Just a Carolina boy tryin out a Texas style.

Chuck roast on the kettle for about 7 hours

Put it in a foil pan wrapped at 270 until probe tender around 205. Added some beef stock w/ worsterchestshire and apple cider vinegar in the pan

Fun times smoking today and it tasted great!

by Singledoubt88

5 Comments

  1. CaptainCant

    Wow I looked at this roast and it could have been me! Got the performer too.
    How many layers was your snake? I did 2×2 and it didn’t get hot enough. I’m finishing in the oven despite it being 90degrees out. Wife isn’t happy. Started at 11am. 🤦‍♂️

    Edit: also that looks great good work!

  2. Best-Structure4201

    Good idea, this i will try. My issue is that the briskets are to large.

    My first try was a ribeye cap, aslo smallen than a brisket.

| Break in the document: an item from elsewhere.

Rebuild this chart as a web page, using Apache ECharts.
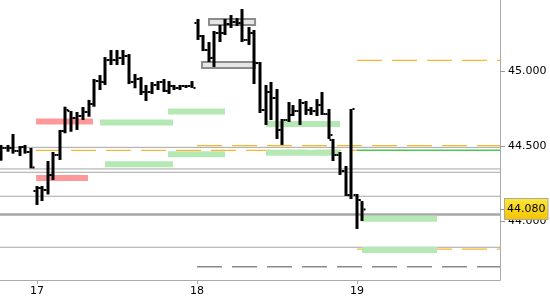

Great taste.

  3. I keep seeing these called “poor man’s” brisket, but chuck roasts cost about twice as much per pound.

    Looks good, though.

  4. pedro_driver

    That’s a Weber Performer. You’re no poor man!

  5. jimmylavino

    Looks awesome! You can also cut it into 3×3 inch cubes if you are shedding it for barbacoa. That’s my go to.